Question: Without changing the direction of the coordinate axes, origin is transferred to (h,k) so that the li...

Question

Without changing the direction of the coordinate axes, origin is transferred to (h,k) so that the linear (one degree) terms in the equation ${{x}^{2}}+{{y}^{2}}-4x+6y-7=0$ are eliminated. Then the point (h,k) is eliminated. Then the point (h,k) is
a)(3,2)
b)(-3,2)
c)(2,-3)
d)None of these

Answer 1

Solution

Hint: In this question, we need to find the change in coordinates such that the linear terms get eliminated. Therefore, we should understand the change in the equation of curve under coordinate transformation and then put the conditions to obtain the equations by solving which we can get the required answer.
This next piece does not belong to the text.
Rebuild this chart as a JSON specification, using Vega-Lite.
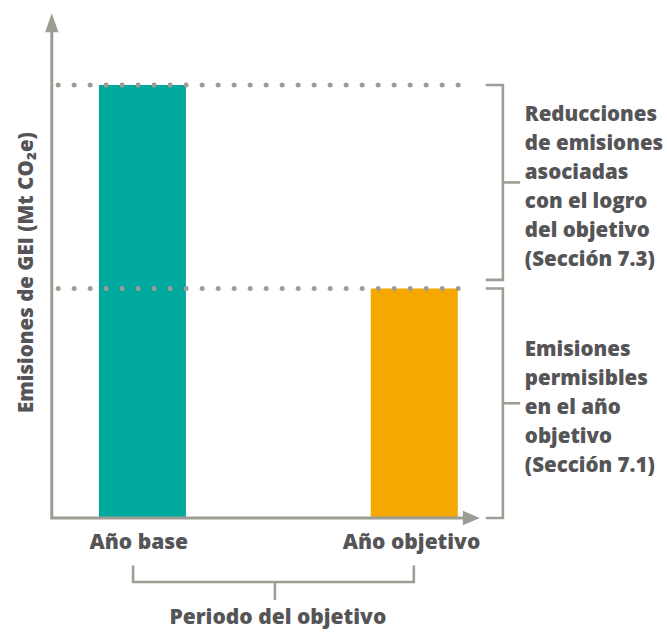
{
  "$schema": "https://vega.github.io/schema/vega-lite/v6.json",
  "width": 667,
  "height": 632,
  "autosize": {"type": "fit", "contains": "padding"},
  "padding": 0,
  "background": "white",
  "config": {
    "view": {"stroke": null},
    "text": {"font": "Open Sans", "fontWeight": 800, "fontSize": 21, "color": "#555557"}
  },
  "datasets": {
    "barras": [
      {"periodo": "Año base", "t": 1, "emisiones": 100},
      {"periodo": "Año objetivo", "t": 4, "emisiones": 53}
    ],
    "niveles": [
      {"nivel": "Año base", "t0": 0.07, "t1": 4.61, "emisiones": 100},
      {"nivel": "Año objetivo", "t0": 0.07, "t1": 4.61, "emisiones": 53}
    ],
    "ejes": [
      {"k": 1, "t": 0, "v": 113},
      {"k": 2, "t": 0, "v": 0},
      {"k": 3, "t": 4.55, "v": 0}
    ],
    "flechaY": [{"t": 0, "v": 114.4}],
    "flechaX": [{"t": 4.63, "v": 0}],
    "corchetes": [
      {"id": "r1", "k": 1, "t": 4.788, "v": 100},
      {"id": "r1", "k": 2, "t": 4.978, "v": 100},
      {"id": "r1", "k": 3, "t": 4.978, "v": 55},
      {"id": "r1", "k": 4, "t": 4.788, "v": 55},
      {"id": "r1m", "k": 1, "t": 4.978, "v": 77.5},
      {"id": "r1m", "k": 2, "t": 5.168, "v": 77.5},
      {"id": "r2", "k": 1, "t": 4.788, "v": 53},
      {"id": "r2", "k": 2, "t": 4.978, "v": 53},
      {"id": "r2", "k": 3, "t": 4.978, "v": 0},
      {"id": "r2", "k": 4, "t": 4.788, "v": 0},
      {"id": "r2m", "k": 1, "t": 4.978, "v": 26.5},
      {"id": "r2m", "k": 2, "t": 5.168, "v": 26.5},
      {"id": "b", "k": 1, "t": 0.897, "v": -10.97},
      {"id": "b", "k": 2, "t": 0.897, "v": -14.78},
      {"id": "b", "k": 3, "t": 3.995, "v": -14.78},
      {"id": "b", "k": 4, "t": 3.995, "v": -10.97},
      {"id": "bm", "k": 1, "t": 2.462, "v": -14.78},
      {"id": "bm", "k": 2, "t": 2.462, "v": -18.94}
    ],
    "etiquetas": [
      {"texto": "Año base", "t": 0.96, "v": -5.8},
      {"texto": "Año objetivo", "t": 3.97, "v": -5.8},
      {"texto": "Periodo del objetivo", "t": 2.495, "v": -23.1}
    ],
    "notas": [
      {"texto": "Reducciones\nde emisiones\nasociadas\ncon el logro\ndel objetivo\n(Sección 7.3)", "t": 5.22, "v": 93.1},
      {"texto": "Emisiones\npermisibles\nen el año\nobjetivo\n(Sección 7.1)", "t": 5.22, "v": 38.8}
    ],
    "tituloY": [{"texto": "Emisiones de GEI (Mt CO₂e)", "t": -0.277, "v": 56.7}]
  },
  "layer": [
    {
      "data": {"name": "barras"},
      "mark": {"type": "bar", "width": 87},
      "encoding": {
        "x": {"field": "t", "type": "quantitative", "scale": {"domain": [-0.5163, 6.7337], "nice": false, "zero": false}, "axis": null},
        "y": {"field": "emisiones", "type": "quantitative", "scale": {"domain": [-26.33, 119.63], "nice": false, "zero": false}, "axis": null},
        "y2": {"datum": 0},
        "color": {"field": "periodo", "type": "nominal", "scale": {"domain": ["Año base", "Año objetivo"], "range": ["#00A99D", "#F5A800"]}, "legend": null}
      }
    },
    {
      "data": {"name": "niveles"},
      "mark": {"type": "rule", "color": "#9d9d94", "strokeWidth": 5, "strokeDash": [0, 16], "strokeCap": "round"},
      "encoding": {
        "x": {"field": "t0", "type": "quantitative"},
        "x2": {"field": "t1"},
        "y": {"field": "emisiones", "type": "quantitative"}
      }
    },
    {
      "data": {"name": "ejes"},
      "mark": {"type": "line", "color": "#9d9d94", "strokeWidth": 3, "strokeJoin": "miter"},
      "encoding": {
        "x": {"field": "t", "type": "quantitative"},
        "y": {"field": "v", "type": "quantitative"},
        "order": {"field": "k", "type": "quantitative"}
      }
    },
    {
      "data": {"name": "corchetes"},
      "mark": {"type": "line", "color": "#9d9d94", "strokeWidth": 2.6, "strokeJoin": "miter"},
      "encoding": {
        "x": {"field": "t", "type": "quantitative"},
        "y": {"field": "v", "type": "quantitative"},
        "detail": {"field": "id", "type": "nominal"},
        "order": {"field": "k", "type": "quantitative"}
      }
    },
    {
      "data": {"name": "flechaY"},
      "mark": {"type": "point", "shape": "M0,-1L-0.7,1L0.7,1Z", "size": 361, "filled": true, "opacity": 1, "color": "#9d9d94"},
      "encoding": {
        "x": {"field": "t", "type": "quantitative"},
        "y": {"field": "v", "type": "quantitative"}
      }
    },
    {
      "data": {"name": "flechaX"},
      "mark": {"type": "point", "shape": "M1,0L-1,-0.85L-1,0.85Z", "size": 289, "filled": true, "opacity": 1, "color": "#9d9d94"},
      "encoding": {
        "x": {"field": "t", "type": "quantitative"},
        "y": {"field": "v", "type": "quantitative"}
      }
    },
    {
      "data": {"name": "etiquetas"},
      "mark": {"type": "text", "align": "center", "baseline": "middle"},
      "encoding": {
        "x": {"field": "t", "type": "quantitative"},
        "y": {"field": "v", "type": "quantitative"},
        "text": {"field": "texto"}
      }
    },
    {
      "data": {"name": "notas"},
      "mark": {"type": "text", "align": "left", "baseline": "middle", "lineBreak": "\n", "lineHeight": 29, "fontSize": 20.5},
      "encoding": {
        "x": {"field": "t", "type": "quantitative"},
        "y": {"field": "v", "type": "quantitative"},
        "text": {"field": "texto"}
      }
    },
    {
      "data": {"name": "tituloY"},
      "mark": {"type": "text", "align": "center", "baseline": "middle", "angle": 270, "fontSize": 20.5},
      "encoding": {
        "x": {"field": "t", "type": "quantitative"},
        "y": {"field": "v", "type": "quantitative"},
        "text": {"field": "texto"}
      }
    }
  ]
}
Complete step-by-step answer:
We know that the when the origin is transferred to the point (h,k), the new x coordinate will be the distance from the new y-axis (which is obtained by the condition that the points on it have the x-component of the new coordinate system zero) and the new y coordinate will be given by the distance from the distance from the new x-axis.
Thus, if the new coordinates are given by X and Y, then the point x and y can be written in the new coordinate system as
$x=h+X$ and $y=k+Y.................(1.1)$
Therefore, we can replace x and y in the equation given in the question to obtain
$\begin{aligned} & {{x}^{2}}+{{y}^{2}}-4x+6y-7=0\Rightarrow {{\left( h+X \right)}^{2}}+{{\left( k+Y \right)}^{2}}-4\left( h+X \right)+6\left( k+Y \right)-7=0 \\\ & \Rightarrow {{h}^{2}}+2hX+{{X}^{2}}+{{k}^{2}}+2kY+{{Y}^{2}}-4h-4X+6k+6Y-7=0 \\\ & \Rightarrow {{X}^{2}}+{{Y}^{2}}+\left( 2h-4 \right)X+\left( 2k+6 \right)Y+{{h}^{2}}+{{y}^{2}}-7=0 \\\ \end{aligned}$
As, it is given that the coefficients of the linear terms should be zero, we should have
$2h-4=0\Rightarrow h=2$
And
$2k+6=0\Rightarrow k=-3$
Which matches option (c). Therefore, the answer to this question should be option (c).

Note: We should note that the old coordinates are obtained by adding the new X and Y coordinates with the corresponding coordinates of the new origin. We should not subtract the coordinates of the new system with that of the origin as this would result in a shifting of the coordinates in the opposite direction.